PROVIDED DATA:
## BEGIN
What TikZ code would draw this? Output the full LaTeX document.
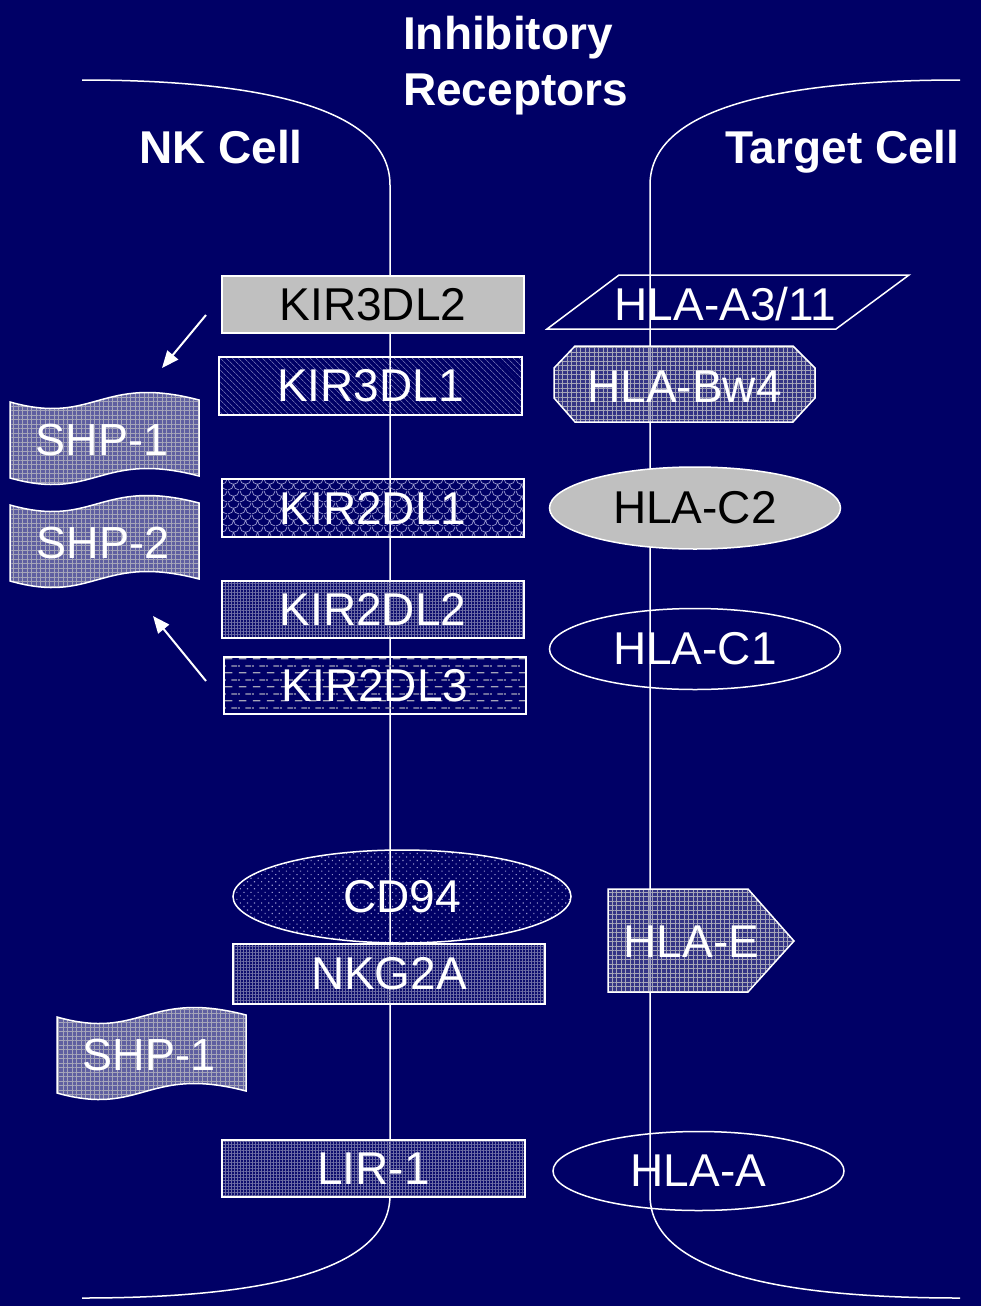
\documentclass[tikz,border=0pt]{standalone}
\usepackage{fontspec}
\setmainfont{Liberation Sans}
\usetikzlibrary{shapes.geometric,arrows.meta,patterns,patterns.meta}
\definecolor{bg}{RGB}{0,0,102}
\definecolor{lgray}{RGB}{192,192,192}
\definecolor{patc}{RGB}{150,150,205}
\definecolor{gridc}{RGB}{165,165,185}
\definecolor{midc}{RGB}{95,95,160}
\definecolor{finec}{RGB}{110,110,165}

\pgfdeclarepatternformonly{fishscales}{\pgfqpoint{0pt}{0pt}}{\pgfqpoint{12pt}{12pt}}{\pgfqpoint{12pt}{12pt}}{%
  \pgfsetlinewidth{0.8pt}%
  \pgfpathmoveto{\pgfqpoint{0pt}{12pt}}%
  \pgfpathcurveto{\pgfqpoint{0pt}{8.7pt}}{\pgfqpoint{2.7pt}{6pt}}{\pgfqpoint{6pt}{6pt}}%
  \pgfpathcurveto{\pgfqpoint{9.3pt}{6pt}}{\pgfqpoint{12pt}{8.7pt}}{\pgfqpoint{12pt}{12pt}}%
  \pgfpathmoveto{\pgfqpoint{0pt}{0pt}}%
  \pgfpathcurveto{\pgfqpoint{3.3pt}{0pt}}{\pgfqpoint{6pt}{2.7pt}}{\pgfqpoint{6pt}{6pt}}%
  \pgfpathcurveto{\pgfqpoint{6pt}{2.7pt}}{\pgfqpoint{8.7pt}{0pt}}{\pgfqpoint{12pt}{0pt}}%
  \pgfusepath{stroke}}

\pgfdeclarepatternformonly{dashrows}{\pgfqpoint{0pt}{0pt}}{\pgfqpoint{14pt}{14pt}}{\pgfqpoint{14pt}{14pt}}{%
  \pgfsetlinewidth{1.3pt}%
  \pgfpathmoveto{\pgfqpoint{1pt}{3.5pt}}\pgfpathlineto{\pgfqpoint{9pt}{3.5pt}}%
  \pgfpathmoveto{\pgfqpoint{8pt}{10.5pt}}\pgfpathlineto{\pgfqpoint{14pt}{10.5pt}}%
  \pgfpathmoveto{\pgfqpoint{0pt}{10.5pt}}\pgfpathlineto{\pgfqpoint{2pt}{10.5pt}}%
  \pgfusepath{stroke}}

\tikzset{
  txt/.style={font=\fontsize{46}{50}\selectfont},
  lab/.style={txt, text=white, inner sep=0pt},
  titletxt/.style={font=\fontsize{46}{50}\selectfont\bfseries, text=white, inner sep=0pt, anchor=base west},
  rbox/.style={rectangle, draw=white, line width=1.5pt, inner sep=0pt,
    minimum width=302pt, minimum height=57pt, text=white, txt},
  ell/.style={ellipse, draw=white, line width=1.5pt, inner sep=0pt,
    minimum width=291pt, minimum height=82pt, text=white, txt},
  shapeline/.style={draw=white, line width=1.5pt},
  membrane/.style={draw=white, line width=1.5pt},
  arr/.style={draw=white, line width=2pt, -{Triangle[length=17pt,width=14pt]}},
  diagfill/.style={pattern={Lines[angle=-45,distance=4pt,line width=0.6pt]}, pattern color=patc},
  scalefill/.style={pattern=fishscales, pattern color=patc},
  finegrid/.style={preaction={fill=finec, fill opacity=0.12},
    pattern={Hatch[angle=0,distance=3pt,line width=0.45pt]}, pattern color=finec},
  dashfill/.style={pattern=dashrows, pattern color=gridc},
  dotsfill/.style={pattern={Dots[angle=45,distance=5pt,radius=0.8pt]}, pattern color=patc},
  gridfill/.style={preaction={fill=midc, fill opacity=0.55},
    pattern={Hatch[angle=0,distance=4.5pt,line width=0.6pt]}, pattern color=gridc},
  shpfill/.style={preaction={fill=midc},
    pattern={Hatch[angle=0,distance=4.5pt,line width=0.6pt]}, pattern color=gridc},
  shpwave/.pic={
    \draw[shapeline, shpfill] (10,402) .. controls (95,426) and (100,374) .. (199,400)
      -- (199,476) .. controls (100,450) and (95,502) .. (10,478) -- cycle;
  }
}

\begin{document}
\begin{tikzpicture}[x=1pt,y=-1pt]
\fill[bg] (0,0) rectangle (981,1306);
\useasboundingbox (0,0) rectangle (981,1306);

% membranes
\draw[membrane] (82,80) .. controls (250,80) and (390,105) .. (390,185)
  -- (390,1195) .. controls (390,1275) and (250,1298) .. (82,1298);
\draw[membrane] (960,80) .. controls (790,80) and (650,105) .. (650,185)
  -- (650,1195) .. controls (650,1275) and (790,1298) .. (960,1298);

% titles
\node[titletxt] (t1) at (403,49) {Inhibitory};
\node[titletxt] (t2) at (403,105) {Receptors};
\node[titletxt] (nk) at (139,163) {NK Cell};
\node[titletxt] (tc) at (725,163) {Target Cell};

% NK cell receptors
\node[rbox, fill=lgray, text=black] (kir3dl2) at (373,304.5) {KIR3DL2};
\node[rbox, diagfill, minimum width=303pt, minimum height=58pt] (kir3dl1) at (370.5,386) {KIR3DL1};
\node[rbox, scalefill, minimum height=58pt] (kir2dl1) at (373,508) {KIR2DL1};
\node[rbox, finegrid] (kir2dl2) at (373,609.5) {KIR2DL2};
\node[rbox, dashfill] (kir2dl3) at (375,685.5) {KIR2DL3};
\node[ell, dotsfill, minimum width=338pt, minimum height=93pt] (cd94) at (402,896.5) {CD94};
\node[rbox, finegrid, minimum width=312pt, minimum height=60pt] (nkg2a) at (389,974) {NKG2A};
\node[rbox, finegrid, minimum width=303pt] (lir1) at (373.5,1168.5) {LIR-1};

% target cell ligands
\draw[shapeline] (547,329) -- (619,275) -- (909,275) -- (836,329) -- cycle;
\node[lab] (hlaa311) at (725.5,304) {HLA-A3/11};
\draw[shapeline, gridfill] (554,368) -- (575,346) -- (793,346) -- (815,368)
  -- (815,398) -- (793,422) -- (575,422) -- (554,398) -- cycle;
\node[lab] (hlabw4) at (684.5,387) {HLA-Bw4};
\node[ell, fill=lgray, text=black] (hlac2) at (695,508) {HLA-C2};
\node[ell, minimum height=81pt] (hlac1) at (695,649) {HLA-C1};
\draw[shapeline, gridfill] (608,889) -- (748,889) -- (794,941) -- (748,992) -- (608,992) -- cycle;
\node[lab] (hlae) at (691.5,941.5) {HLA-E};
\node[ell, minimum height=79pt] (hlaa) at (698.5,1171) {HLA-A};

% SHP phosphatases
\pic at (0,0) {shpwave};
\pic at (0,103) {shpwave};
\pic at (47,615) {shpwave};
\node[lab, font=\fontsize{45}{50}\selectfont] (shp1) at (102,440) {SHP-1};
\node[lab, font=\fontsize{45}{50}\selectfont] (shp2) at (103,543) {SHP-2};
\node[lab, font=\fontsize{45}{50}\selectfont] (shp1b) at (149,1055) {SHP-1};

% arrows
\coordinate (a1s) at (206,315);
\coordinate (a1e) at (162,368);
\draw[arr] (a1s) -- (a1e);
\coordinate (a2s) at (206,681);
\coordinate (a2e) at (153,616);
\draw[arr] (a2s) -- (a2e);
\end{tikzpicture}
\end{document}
## END
Reproduce the full listing above verbatim, with no pictures included.

What TikZ code would draw this? Output the full LaTeX document.
\documentclass[tikz,border=0pt]{standalone}
\usepackage{fontspec}
\setmainfont{Liberation Sans}
\usetikzlibrary{shapes.geometric,arrows.meta,patterns,patterns.meta}
\definecolor{bg}{RGB}{0,0,102}
\definecolor{lgray}{RGB}{192,192,192}
\definecolor{patc}{RGB}{150,150,205}
\definecolor{gridc}{RGB}{165,165,185}
\definecolor{midc}{RGB}{95,95,160}
\definecolor{finec}{RGB}{110,110,165}

\pgfdeclarepatternformonly{fishscales}{\pgfqpoint{0pt}{0pt}}{\pgfqpoint{12pt}{12pt}}{\pgfqpoint{12pt}{12pt}}{%
  \pgfsetlinewidth{0.8pt}%
  \pgfpathmoveto{\pgfqpoint{0pt}{12pt}}%
  \pgfpathcurveto{\pgfqpoint{0pt}{8.7pt}}{\pgfqpoint{2.7pt}{6pt}}{\pgfqpoint{6pt}{6pt}}%
  \pgfpathcurveto{\pgfqpoint{9.3pt}{6pt}}{\pgfqpoint{12pt}{8.7pt}}{\pgfqpoint{12pt}{12pt}}%
  \pgfpathmoveto{\pgfqpoint{0pt}{0pt}}%
  \pgfpathcurveto{\pgfqpoint{3.3pt}{0pt}}{\pgfqpoint{6pt}{2.7pt}}{\pgfqpoint{6pt}{6pt}}%
  \pgfpathcurveto{\pgfqpoint{6pt}{2.7pt}}{\pgfqpoint{8.7pt}{0pt}}{\pgfqpoint{12pt}{0pt}}%
  \pgfusepath{stroke}}

\pgfdeclarepatternformonly{dashrows}{\pgfqpoint{0pt}{0pt}}{\pgfqpoint{14pt}{14pt}}{\pgfqpoint{14pt}{14pt}}{%
  \pgfsetlinewidth{1.3pt}%
  \pgfpathmoveto{\pgfqpoint{1pt}{3.5pt}}\pgfpathlineto{\pgfqpoint{9pt}{3.5pt}}%
  \pgfpathmoveto{\pgfqpoint{8pt}{10.5pt}}\pgfpathlineto{\pgfqpoint{14pt}{10.5pt}}%
  \pgfpathmoveto{\pgfqpoint{0pt}{10.5pt}}\pgfpathlineto{\pgfqpoint{2pt}{10.5pt}}%
  \pgfusepath{stroke}}

\tikzset{
  txt/.style={font=\fontsize{46}{50}\selectfont},
  lab/.style={txt, text=white, inner sep=0pt},
  titletxt/.style={font=\fontsize{46}{50}\selectfont\bfseries, text=white, inner sep=0pt, anchor=base west},
  rbox/.style={rectangle, draw=white, line width=1.5pt, inner sep=0pt,
    minimum width=302pt, minimum height=57pt, text=white, txt},
  ell/.style={ellipse, draw=white, line width=1.5pt, inner sep=0pt,
    minimum width=291pt, minimum height=82pt, text=white, txt},
  shapeline/.style={draw=white, line width=1.5pt},
  membrane/.style={draw=white, line width=1.5pt},
  arr/.style={draw=white, line width=2pt, -{Triangle[length=17pt,width=14pt]}},
  diagfill/.style={pattern={Lines[angle=-45,distance=4pt,line width=0.6pt]}, pattern color=patc},
  scalefill/.style={pattern=fishscales, pattern color=patc},
  finegrid/.style={preaction={fill=finec, fill opacity=0.12},
    pattern={Hatch[angle=0,distance=3pt,line width=0.45pt]}, pattern color=finec},
  dashfill/.style={pattern=dashrows, pattern color=gridc},
  dotsfill/.style={pattern={Dots[angle=45,distance=5pt,radius=0.8pt]}, pattern color=patc},
  gridfill/.style={preaction={fill=midc, fill opacity=0.55},
    pattern={Hatch[angle=0,distance=4.5pt,line width=0.6pt]}, pattern color=gridc},
  shpfill/.style={preaction={fill=midc},
    pattern={Hatch[angle=0,distance=4.5pt,line width=0.6pt]}, pattern color=gridc},
  shpwave/.pic={
    \draw[shapeline, shpfill] (10,402) .. controls (95,426) and (100,374) .. (199,400)
      -- (199,476) .. controls (100,450) and (95,502) .. (10,478) -- cycle;
  }
}

\begin{document}
\begin{tikzpicture}[x=1pt,y=-1pt]
\fill[bg] (0,0) rectangle (981,1306);
\useasboundingbox (0,0) rectangle (981,1306);

% membranes
\draw[membrane] (82,80) .. controls (250,80) and (390,105) .. (390,185)
  -- (390,1195) .. controls (390,1275) and (250,1298) .. (82,1298);
\draw[membrane] (960,80) .. controls (790,80) and (650,105) .. (650,185)
  -- (650,1195) .. controls (650,1275) and (790,1298) .. (960,1298);

% titles
\node[titletxt] (t1) at (403,49) {Inhibitory};
\node[titletxt] (t2) at (403,105) {Receptors};
\node[titletxt] (nk) at (139,163) {NK Cell};
\node[titletxt] (tc) at (725,163) {Target Cell};

% NK cell receptors
\node[rbox, fill=lgray, text=black] (kir3dl2) at (373,304.5) {KIR3DL2};
\node[rbox, diagfill, minimum width=303pt, minimum height=58pt] (kir3dl1) at (370.5,386) {KIR3DL1};
\node[rbox, scalefill, minimum height=58pt] (kir2dl1) at (373,508) {KIR2DL1};
\node[rbox, finegrid] (kir2dl2) at (373,609.5) {KIR2DL2};
\node[rbox, dashfill] (kir2dl3) at (375,685.5) {KIR2DL3};
\node[ell, dotsfill, minimum width=338pt, minimum height=93pt] (cd94) at (402,896.5) {CD94};
\node[rbox, finegrid, minimum width=312pt, minimum height=60pt] (nkg2a) at (389,974) {NKG2A};
\node[rbox, finegrid, minimum width=303pt] (lir1) at (373.5,1168.5) {LIR-1};

% target cell ligands
\draw[shapeline] (547,329) -- (619,275) -- (909,275) -- (836,329) -- cycle;
\node[lab] (hlaa311) at (725.5,304) {HLA-A3/11};
\draw[shapeline, gridfill] (554,368) -- (575,346) -- (793,346) -- (815,368)
  -- (815,398) -- (793,422) -- (575,422) -- (554,398) -- cycle;
\node[lab] (hlabw4) at (684.5,387) {HLA-Bw4};
\node[ell, fill=lgray, text=black] (hlac2) at (695,508) {HLA-C2};
\node[ell, minimum height=81pt] (hlac1) at (695,649) {HLA-C1};
\draw[shapeline, gridfill] (608,889) -- (748,889) -- (794,941) -- (748,992) -- (608,992) -- cycle;
\node[lab] (hlae) at (691.5,941.5) {HLA-E};
\node[ell, minimum height=79pt] (hlaa) at (698.5,1171) {HLA-A};

% SHP phosphatases
\pic at (0,0) {shpwave};
\pic at (0,103) {shpwave};
\pic at (47,615) {shpwave};
\node[lab, font=\fontsize{45}{50}\selectfont] (shp1) at (102,440) {SHP-1};
\node[lab, font=\fontsize{45}{50}\selectfont] (shp2) at (103,543) {SHP-2};
\node[lab, font=\fontsize{45}{50}\selectfont] (shp1b) at (149,1055) {SHP-1};

% arrows
\coordinate (a1s) at (206,315);
\coordinate (a1e) at (162,368);
\draw[arr] (a1s) -- (a1e);
\coordinate (a2s) at (206,681);
\coordinate (a2e) at (153,616);
\draw[arr] (a2s) -- (a2e);
\end{tikzpicture}
\end{document}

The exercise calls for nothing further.